If a question from the OC requires a response like "yes,
but..." or "no, but...", then the response will likely be
interrupted prior to being fully answered. To prevent this, give the
detailed response first, or state that "the question cannot be
accurately answered with a simple yes or no response". Otherwise,
the expert must hope that the hiring attorney
will address this issue during their redirect. Answers should be kept
brief when possible, as a long-winded answer gives the OC a chance to embarrass
the expert by saying, "Was that a yes?"
Expert opinions should avoid absolutes like "always" and "never" if they are 100% accurate,
else they will regret those words during cross examination. Expert
responses should avoid memorized buzz words or phrases, because sounding scripted will harm
their perceived credibility with the jury. The expert should also avoid
complicated or technical responses, unless those are the only
way to convey case facts. The goal is to engage and educate the jury, not
bore or frustrate them. This can be especially challenging for experts
with large egos and a love of their own voice.

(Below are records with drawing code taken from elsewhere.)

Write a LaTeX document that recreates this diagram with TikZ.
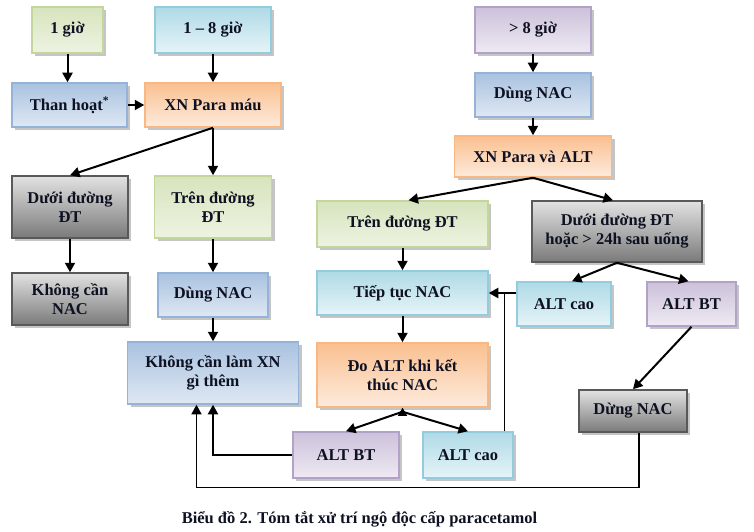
\documentclass[tikz,border=0pt]{standalone}
\usepackage{fontspec}
\setmainfont{Liberation Serif}[BoldFont={Liberation Serif Bold}]
\usetikzlibrary{arrows.meta,shadows,calc}
\definecolor{grnB}{HTML}{C3D69B}\definecolor{grnT}{HTML}{D7E4BD}\definecolor{grnL}{HTML}{EEF3E2}
\definecolor{cyaB}{HTML}{93CDDD}\definecolor{cyaT}{HTML}{AFDAE6}\definecolor{cyaL}{HTML}{E6F4F8}
\definecolor{bluB}{HTML}{95B3D7}\definecolor{bluT}{HTML}{A9C2E0}\definecolor{bluL}{HTML}{DFE8F3}
\definecolor{oraB}{HTML}{F9B784}\definecolor{oraT}{HTML}{FAC090}\definecolor{oraL}{HTML}{FDEBDD}
\definecolor{purB}{HTML}{B3A2C7}\definecolor{purT}{HTML}{CCC1DA}\definecolor{purL}{HTML}{EEEAF3}
\definecolor{gryB}{HTML}{595959}\definecolor{gryT}{HTML}{E2E2E2}\definecolor{gryL}{HTML}{7A7A7A}
\definecolor{txt}{HTML}{0E1122}
\tikzset{
  box/.style={line width=1.5pt, align=center, inner sep=2pt,
    font=\bfseries\fontsize{16.5}{19}\selectfont, text=txt,
    drop shadow={shadow xshift=3pt, shadow yshift=-3pt, fill=black!45, opacity=0.5}},
  grnbox/.style={box, draw=grnB, top color=grnT, bottom color=grnL},
  cyabox/.style={box, draw=cyaB, top color=cyaT, bottom color=cyaL},
  blubox/.style={box, draw=bluB, top color=bluT, bottom color=bluL},
  orabox/.style={box, draw=oraB, top color=oraT, bottom color=oraL},
  purbox/.style={box, draw=purB, top color=purT, bottom color=purL},
  grybox/.style={box, draw=gryB, top color=gryT, bottom color=gryL},
  sz/.style 2 args={minimum width=#1pt, minimum height=#2pt},
  arr/.style={line width=2pt, -{Triangle[length=9.5pt,width=10pt]}},
  thinarr/.style={line width=1.4pt, -{Triangle[length=9.5pt,width=10pt]}},
  thinline/.style={line width=1.4pt},
}
\begin{document}
\begin{tikzpicture}[x=1pt,y=-1pt]
\useasboundingbox (0,0) rectangle (754,532);
% nodes
\node[grnbox, sz={71}{46}] (n1) at (67.5,30) {1 giờ};
\node[cyabox, sz={116}{46}] (n2) at (213,30) {1 – 8 giờ};
\node[blubox, sz={115}{44}] (n3) at (69.5,105) {Than hoạt\textsuperscript{*}};
\node[orabox, sz={136}{44}] (n4) at (213,105) {XN Para máu};
\node[grybox, sz={116}{62}] (n5) at (70,207) {Dưới đường\\ĐT};
\node[grnbox, sz={117}{62}] (n6) at (213,207) {Trên đường\\ĐT};
\node[grybox, sz={116}{52}] (n7) at (70,299) {Không cần\\NAC};
\node[blubox, sz={110}{44}] (n8) at (213,295) {Dùng NAC};
\node[blubox, sz={171}{62}] (n9) at (213,373) {Không cần làm XN\\gì thêm};
\node[purbox, sz={116}{46}] (n10) at (533,30) {> 8 giờ};
\node[blubox, sz={116}{44}] (n11) at (533,95) {Dùng NAC};
\node[orabox, sz={157}{41}] (n12) at (533,156.5) {XN Para và ALT};
\node[grnbox, sz={171}{46}] (n13) at (402.5,224) {Trên đường ĐT};
\node[grybox, sz={170}{61}] (n14) at (617,231.5) {Dưới đường ĐT\\hoặc > 24h sau uống};
\node[cyabox, sz={171}{44}] (n15) at (402.5,293) {Tiếp tục NAC};
\node[cyabox, sz={94}{44}] (n16) at (564,304) {ALT cao};
\node[purbox, sz={89}{44}] (n17) at (691.5,304) {ALT BT};
\node[orabox, sz={171}{64}] (n18) at (402.5,375) {Đo ALT khi kết\\thúc NAC};
\node[purbox, sz={106}{46}] (n19) at (346,455) {ALT BT};
\node[cyabox, sz={90}{46}] (n20) at (468,455) {ALT cao};
\node[grybox, sz={108}{42}] (n21) at (633,411) {Dừng NAC};
\node[font=\bfseries\fontsize{16.5}{19}\selectfont, text=txt, inner sep=0pt] (cap) at (359.5,519) {Biểu đồ 2. Tóm tắt xử trí ngộ độc cấp paracetamol};
% connectors
\draw[arr] (n1.south) -- (n1.south |- n3.north);
\draw[arr] (n2.south) -- (n4.north);
\draw[arr] (n3.east) -- (n4.west);
\draw[arr] (n4.south) -- (n5.north);
\draw[arr] (n4.south) -- (n6.north);
\draw[arr] (n5.south) -- (n7.north);
\draw[arr] (n6.south) -- (n8.north);
\draw[arr] (n8.south) -- (n9.north);
\draw[arr] (n10.south) -- (n11.north);
\draw[arr] (n11.south) -- (n12.north);
\draw[arr] (n12.south) -- ([xshift=6pt]n13.north);
\draw[arr] (n12.south) -- ([xshift=-4pt]n14.north);
\draw[arr] (n13.south) -- (n15.north);
\draw[arr] (n14.south) -- ([xshift=8pt]n16.north);
\draw[arr] (n14.south) -- ([xshift=-3pt]n17.north);
\draw[arr] (n16.west |- n15.east) -- (n15.east);
\draw[thinline] ([xshift=-9pt]n20.north east) -- ([xshift=-9pt]n20.north east |- n15.east);
\draw[arr] (n15.south) -- (n18.north);
\coordinate (j) at ([yshift=-4pt]n18.south);
\draw[line width=1.5pt, -{Triangle[length=8pt,width=9pt]}] (j) -- (n18.south);
\draw[arr] (j) -- (n19.north);
\draw[arr] (j) -- (n20.north);
\draw[arr] (n17.south) -- (n21.north);
\draw[arr] (n19.west) -| (n9.south);
\draw[thinarr] ([xshift=6pt]n21.south) -- ++(0,55) -| ([xshift=-16.5pt]n9.south);
\end{tikzpicture}
\end{document}
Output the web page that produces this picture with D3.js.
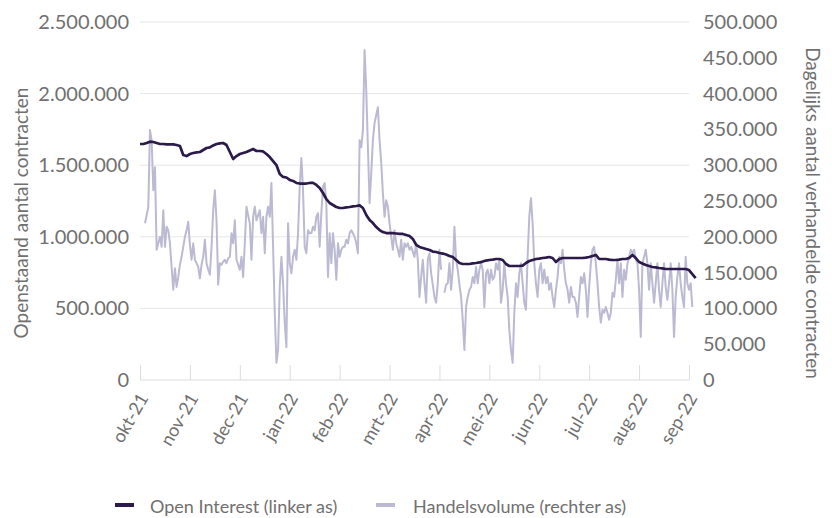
<!DOCTYPE html>
<html><head><meta charset="utf-8">
<script src="https://cdn.jsdelivr.net/npm/d3@7"></script>
<style>
body{margin:0;background:#fff}
svg{display:block}
text{font-family:Lato,"Open Sans",sans-serif;font-weight:400;fill:#707070}
</style>
</head><body>
<svg id="chart" width="832" height="518"></svg>
<script>
// ---------- DATA ----------
const months = ["okt-21","nov-21","dec-21","jan-22","feb-22","mrt-22","apr-22","mei-22","jun-22","jul-22","aug-22","sep-22"];
const leftTicks = [0, 500000, 1000000, 1500000, 2000000, 2500000];
const rightTicks = [0, 50000, 100000, 150000, 200000, 250000, 300000, 350000, 400000, 450000, 500000];

// Open interest (thousands of contracts), one reading every 1/15 month from okt-21
const oiStepMonths = 1/15;
const openInterest = [
1648,1648,1655,1664,1662,1655,1648,1648,1645,1645,
1645,1641,1634,1571,1564,1578,1585,1589,1592,1606,
1620,1624,1638,1648,1652,1655,1641,1592,1543,1564,
1578,1585,1592,1603,1613,1599,1599,1596,1578,1557,
1529,1501,1438,1418,1414,1397,1390,1376,1372,1372,
1372,1376,1376,1362,1341,1306,1264,1236,1222,1208,
1201,1201,1205,1208,1212,1215,1219,1201,1152,1117,
1096,1068,1047,1033,1026,1026,1026,1023,1020,1020,
1013,1006,985,943,929,922,915,908,897,894,
887,883,876,866,859,838,817,810,810,810,
814,817,821,827,834,838,841,845,845,838,
810,796,796,796,796,799,817,831,838,845,
848,852,855,859,852,824,845,852,852,852,
852,852,852,852,855,859,866,873,845,845,
845,841,838,838,841,845,845,852,873,852,
824,814,803,796,789,786,782,779,775,775,
775,775,775,775,775,768,740,712
];

// Daily trading volume (thousands of contracts), one reading every 1/30 month, starting 0.1 month after okt-21
const volStartMonths = 0.1;
const volStepMonths = 1/30;
const volume = [
219,230,242,349,335,265,297,182,191,200,
186,237,186,214,209,191,158,126,156,130,
144,161,172,186,200,209,221,189,168,191,
168,163,158,142,161,172,196,163,154,147,
186,237,265,223,133,163,161,165,168,163,
170,172,205,191,223,168,161,154,172,144,
191,242,230,219,168,228,242,223,230,237,
205,228,177,228,242,228,275,186,94,24,
42,130,172,135,80,46,219,163,149,172,
182,168,205,270,310,265,186,177,209,205,
205,214,209,228,233,186,233,270,275,247,
144,205,163,205,182,140,191,172,182,186,
186,196,191,205,209,205,200,191,177,335,
325,349,461,405,325,247,289,335,359,370,
381,335,303,261,228,251,242,219,200,182,
209,191,182,172,196,168,191,186,191,182,
186,179,172,191,168,116,144,168,135,108,
168,177,149,133,116,108,135,182,154,null,
122,133,135,163,126,154,214,168,154,133,
116,84,42,102,116,126,130,144,135,158,
135,154,163,154,102,149,154,135,154,140,
144,163,154,168,108,126,163,135,116,70,
42,24,94,135,116,149,163,135,108,98,
172,228,254,219,163,135,116,154,163,135,
154,135,144,126,135,116,102,126,144,172,
163,182,154,135,126,108,130,116,116,108,
88,116,144,135,149,126,88,130,163,182,
186,163,135,102,80,98,94,102,94,84,
94,122,116,140,168,135,163,116,154,140,
163,172,182,177,182,168,163,126,60,163,
172,182,163,126,163,135,108,135,163,126,
102,135,163,130,112,135,163,126,60,116,
144,163,135,116,102,172,135,126,135,102
];

const seriesNames = ["Open Interest (linker as)", "Handelsvolume (rechter as)"];
const colors = {oi: "#2b1a4a", vol: "#bcbad3", grid: "#e6e6e6", axis: "#dcdcdc", text: "#707070"};

// ---------- CHART ----------
const svg = d3.select("#chart");
const plotL = 140, plotR = 689, plotT = 22, plotB = 380;

const nl = d3.formatLocale({decimal: ",", thousands: ".", grouping: [3], currency: ["€", ""]});
const fmt = nl.format(",d");

const x = d3.scaleLinear().domain([0, months.length - 1]).range([plotL, plotR]);
const yL = d3.scaleLinear().domain([0, 2500000]).range([plotB, plotT]);
const yR = d3.scaleLinear().domain([0, 500000]).range([plotB, plotT]);

// gridlines
svg.append("g").selectAll("line").data(leftTicks.filter(d => d > 0)).join("line")
  .attr("x1", plotL).attr("x2", plotR)
  .attr("y1", d => yL(d)).attr("y2", d => yL(d))
  .attr("stroke", colors.grid).attr("stroke-width", 1);

// x axis baseline + inward ticks
const xAxis = d3.axisTop(x).tickValues(d3.range(months.length)).tickSize(15).tickFormat("");
const gx = svg.append("g").attr("transform", `translate(0,${plotB})`).call(xAxis);
gx.select(".domain").attr("stroke", colors.axis).attr("d", `M${plotL},0H${plotR}`);
gx.selectAll(".tick line").attr("stroke", colors.axis);

// x labels rotated
svg.append("g").selectAll("text").data(months).join("text")
  .attr("transform", (d, i) => `translate(${x(i) + 9},${plotB + 18}) rotate(-60)`)
  .attr("text-anchor", "end")
  .style("font-size", "18px")
  .text(d => d);

// left axis labels
const gl = svg.append("g").attr("transform", `translate(${plotL - 11},0)`)
  .call(d3.axisLeft(yL).tickValues(leftTicks).tickSize(0).tickPadding(0).tickFormat(fmt));
gl.select(".domain").remove();
gl.selectAll("text").style("font-size", "20px").style("font-family", "Lato, 'Open Sans', sans-serif")
  .attr("fill", colors.text);

// right axis labels
const gr = svg.append("g").attr("transform", `translate(${plotR + 14},0)`)
  .call(d3.axisRight(yR).tickValues(rightTicks).tickSize(0).tickPadding(0).tickFormat(fmt));
gr.select(".domain").remove();
gr.selectAll("text").style("font-size", "20px").style("font-family", "Lato, 'Open Sans', sans-serif")
  .attr("fill", colors.text);

// axis titles
svg.append("text")
  .attr("transform", `translate(28,${(plotT + plotB) / 2 + 12}) rotate(-90)`)
  .attr("text-anchor", "middle").style("font-size", "19px")
  .text("Openstaand aantal contracten");
svg.append("text")
  .attr("transform", `translate(806,${(plotT + plotB) / 2 + 12}) rotate(90)`)
  .attr("text-anchor", "middle").style("font-size", "19px")
  .text("Dagelijks aantal verhandelde contracten");

// volume line (right axis)
const volLine = d3.line()
  .defined(d => d !== null)
  .x((d, i) => x(volStartMonths + i * volStepMonths))
  .y(d => yR(d * 1000));
svg.append("path").datum(volume)
  .attr("d", volLine).attr("fill", "none")
  .attr("stroke", colors.vol).attr("stroke-width", 2).attr("stroke-linejoin", "round");

// open interest line (left axis)
const oiLine = d3.line()
  .x((d, i) => x(i * oiStepMonths))
  .y(d => yL(d * 1000));
svg.append("path").datum(openInterest)
  .attr("d", oiLine).attr("fill", "none")
  .attr("stroke", colors.oi).attr("stroke-width", 2.7).attr("stroke-linejoin", "round");

// legend
const legend = [
  {name: seriesNames[0], color: colors.oi, sx: 115, tx: 150},
  {name: seriesNames[1], color: colors.vol, sx: 376, tx: 413}
];
const lg = svg.append("g");
lg.selectAll("rect").data(legend).join("rect")
  .attr("x", d => d.sx).attr("y", 503).attr("width", 19).attr("height", 4)
  .attr("fill", d => d.color);
lg.selectAll("text").data(legend).join("text")
  .attr("x", d => d.tx).attr("y", 513)
  .style("font-size", "18px").text(d => d.name);
</script>
</body></html>
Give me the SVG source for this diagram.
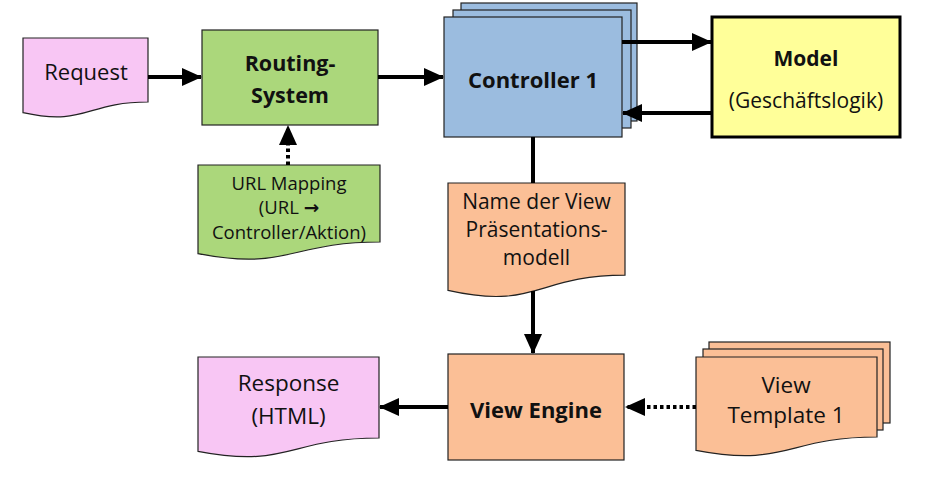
<svg xmlns="http://www.w3.org/2000/svg" width="929" height="485" viewBox="0 0 929 485">
<style>
.box{stroke:#222;stroke-width:1.2}
.pink{fill:#F8C6F4}
.green{fill:#ABD77B}
.blue{fill:#9BBCDF}
.yellow{fill:#FFFF99}
.peach{fill:#FBBF96}
.t{font-family:"Open Sans","Liberation Sans",sans-serif;font-size:21px;fill:#111;text-anchor:middle}
.b{font-weight:bold;font-size:22px}
.line{stroke:#000;stroke-width:4;fill:none}
.dot{stroke-dasharray:3.5 3}
</style>
<defs>
<marker id="ah" markerUnits="userSpaceOnUse" markerWidth="20" markerHeight="18" refX="19" refY="9" orient="auto">
<path d="M0,0 L20,9 L0,18 Z" fill="#000"/>
</marker>
</defs>
<g id="request">
<path class="box pink" d="M23,38 H148 V102 C85.5,102 85.5,126.6 23,112.7 Z"/>
<text class="t" x="86" y="80" style="font-size:22px">Request</text>
</g>
<g id="routing">
<rect class="box green" x="202" y="30" width="176" height="95"/>
<text class="t b" x="290" y="71" style="font-size:21.5px">Routing-</text>
<text class="t b" x="290" y="103" style="font-size:21.5px">System</text>
</g>
<g id="controller">
<rect class="box blue" x="461" y="3" width="176" height="118"/>
<rect class="box blue" x="453" y="10" width="178" height="118"/>
<rect class="box blue" x="444" y="17" width="178" height="120"/>
<text class="t b" x="533" y="88">Controller 1</text>
</g>
<g id="model">
<rect class="yellow" x="712" y="17" width="188" height="120" stroke="#000" stroke-width="3"/>
<text class="t b" x="806" y="66" style="font-size:21px">Model</text>
<text class="t" x="806" y="108">(Geschäftslogik)</text>
</g>
<g id="urlmapping">
<path class="box green" d="M198,165 H380 V242 C289,242 289,271 198,253.7 Z"/>
<text class="t" x="289" y="190" style="font-size:18.5px">URL Mapping</text>
<text class="t" x="289" y="214" style="font-size:18.5px">(URL <tspan style="font-family:'DejaVu Sans',sans-serif;font-weight:bold">→</tspan></text>
<text class="t" x="289" y="239" style="font-size:18.5px">Controller/Aktion)</text>
</g>
<g id="viewname">
<path class="box peach" d="M448,183 H625 V275.2 C536.5,275.2 536.5,310.4 448,290.4 Z"/>
<text class="t" x="536.5" y="209">Name der View</text>
<text class="t" x="536.5" y="237">Präsentations-</text>
<text class="t" x="536.5" y="265">modell</text>
</g>
<g id="viewengine">
<rect class="box peach" x="448" y="354" width="176" height="106"/>
<text class="t b" x="536" y="418">View Engine</text>
</g>
<g id="response">
<path class="box pink" d="M198,357 H379 V438 C288.5,438 288.5,468.9 198,451.3 Z"/>
<text class="t" x="288.5" y="391" style="font-size:22.5px">Response</text>
<text class="t" x="288.5" y="424" style="font-size:22.5px">(HTML)</text>
</g>
<g id="viewtemplate">
<rect class="box peach" x="709" y="342" width="181" height="81"/>
<rect class="box peach" x="703" y="349" width="180" height="81"/>
<path class="box peach" d="M696,357 H877 V437 C786.5,437 786.5,467.8 696,450.4 Z"/>
<text class="t" x="786" y="393" style="font-size:22.5px">View</text>
<text class="t" x="786" y="423" style="font-size:22.5px">Template 1</text>
</g>
<g id="connectors">
<line class="line" x1="148" y1="77" x2="201" y2="77" marker-end="url(#ah)"/>
<line class="line" x1="378" y1="77" x2="443" y2="77" marker-end="url(#ah)"/>
<line class="line" x1="622" y1="42" x2="711" y2="42" marker-end="url(#ah)"/>
<line class="line" x1="712" y1="113" x2="623" y2="113" marker-end="url(#ah)"/>
<line class="line dot" x1="288" y1="165" x2="288" y2="126" marker-end="url(#ah)"/>
<line class="line" x1="533" y1="137" x2="533" y2="183"/>
<line class="line" x1="533" y1="291" x2="533" y2="353" marker-end="url(#ah)"/>
<line class="line" x1="448" y1="407" x2="380" y2="407" marker-end="url(#ah)"/>
<line class="line dot" x1="696" y1="407" x2="626" y2="407" marker-end="url(#ah)"/>
</g>
</svg>
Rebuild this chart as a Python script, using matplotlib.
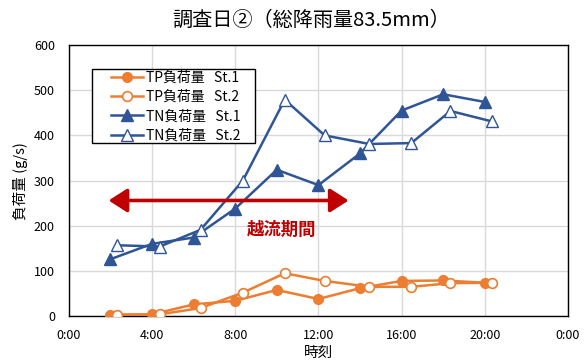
import matplotlib
matplotlib.use("Agg")
import matplotlib.pyplot as plt
from matplotlib.patches import FancyArrowPatch, Rectangle

plt.rcParams['font.family'] = ['Noto Sans CJK JP', 'DejaVu Sans']

# Sampling times (H:MM)
times_st1 = ["2:00", "4:00", "6:00", "8:00", "10:00", "12:00", "14:00", "16:00", "18:00", "20:00"]
times_st2 = ["2:18", "4:22", "6:20", "8:22", "10:23", "12:18", "14:27", "16:28", "18:21", "20:20"]

# Loads (g/s)
tp_st1 = [3, 4, 26, 34, 58, 38, 62, 78, 79, 74]
tp_st2 = [3, 4, 18, 52, 95, 78, 65, 65, 73, 74]
tn_st1 = [126, 160, 174, 238, 324, 290, 360, 455, 491, 474]
tn_st2 = [157, 154, 191, 300, 479, 400, 381, 383, 454, 431]

x_ticks = [0, 4, 8, 12, 16, 20, 24]
x_tick_labels = ["0:00", "4:00", "8:00", "12:00", "16:00", "20:00", "0:00"]
y_ticks = [0, 100, 200, 300, 400, 500, 600]

overflow_start = "1:55"
overflow_end = "13:27"
overflow_level = 256


def to_hours(t):
    h, m = t.split(":")
    return int(h) + int(m) / 60.0


x1 = [to_hours(t) for t in times_st1]
x2 = [to_hours(t) for t in times_st2]

orange = "#ED7D31"
blue = "#2F5597"
red = "#C00000"

fig = plt.figure(figsize=(5.88, 3.63), dpi=100)
ax = fig.add_axes([0.117, 0.129, 0.849, 0.747])

lw = 1.8
ax.plot(x1, tp_st1, color=orange, lw=lw, marker="o", ms=7,
        mfc=orange, mec=orange, label="TP負荷量   St.1", zorder=3)
ax.plot(x2, tp_st2, color=orange, lw=lw, marker="o", ms=7,
        mfc="white", mec=orange, mew=1.2, label="TP負荷量   St.2", zorder=3)
ax.plot(x1, tn_st1, color=blue, lw=lw, marker="^", ms=8,
        mfc=blue, mec=blue, label="TN負荷量   St.1", zorder=3)
ax.plot(x2, tn_st2, color=blue, lw=lw, marker="^", ms=8,
        mfc="white", mec=blue, mew=1.0, label="TN負荷量   St.2", zorder=3)

ax.set_xlim(0, 24)
ax.set_ylim(0, 600)
ax.set_xticks(x_ticks)
ax.set_xticklabels(x_tick_labels)
ax.set_yticks(y_ticks)
ax.tick_params(length=0, labelsize=9)
ax.tick_params(axis="x", pad=9)
ax.tick_params(axis="y", pad=10)
ax.grid(True, color="#D9D9D9", lw=1.0)
ax.set_axisbelow(True)
for s in ax.spines.values():
    s.set_color("black")
    s.set_linewidth(1.0)

ax.set_xlabel("時刻", fontsize=10.5, labelpad=3)
ax.set_ylabel("負荷量 (g/s)", fontsize=10.5, labelpad=4)
fig.text(0.53, 0.943, "調査日②（総降雨量83.5mm）", ha="center", va="center", fontsize=14.5)

# Overflow period arrow
arrow = FancyArrowPatch((to_hours(overflow_start), overflow_level),
                        (to_hours(overflow_end), overflow_level),
                        arrowstyle="<|-|>,head_length=7,head_width=4.5",
                        color=red, lw=2.6, mutation_scale=1.6,
                        shrinkA=0, shrinkB=0, zorder=4)
ax.add_patch(arrow)
ax.text(10.25, 190, "越流期間", color=red, fontsize=12.5, fontweight="bold",
        ha="center", va="center", zorder=4)

# Legend with a square black frame
ax.add_patch(Rectangle((0.046, 0.638), 0.327, 0.273, transform=ax.transAxes,
                       facecolor="white", edgecolor="black", lw=1.0, zorder=5))
leg = ax.legend(loc="upper left", bbox_to_anchor=(0.084, 0.905), fontsize=10,
                frameon=False, borderpad=0, labelspacing=0.38,
                handlelength=2.3, handletextpad=0.25, borderaxespad=0)
leg.set_zorder(6)

fig.savefig("out.png", dpi=100)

Regardless of their personal feelings on a case, the expert must remember that
they are neither the case hero nor the
client's advocate. They must remain professionally impartial, regardless
of any personal feelings, and only advocate for the facts. The courtroom
is not the place to become emotional or defensive, nor is it the place
to speculate on any topic. If the expert does not recall a specific
detail, they should respond with, "I don't recall".
If you are looking to become an expert, then you will need to create a CV, which
denotes why you are qualified as an expert and includes your relevant
history. This is different from a Resume which lists your total work
history and compensation.
If you wish to promote your expertise, consider public speaking at
groups containing your target clients. You can also promote your
business using an agency, which handles client acquisitions, billing, etc...and
then add a 20% to 50% markup to cover their expenses and profit. Unlike directory
services, agencies do not require you to pay for inclusion. However, you
go about your career as an expert, I wish you great success.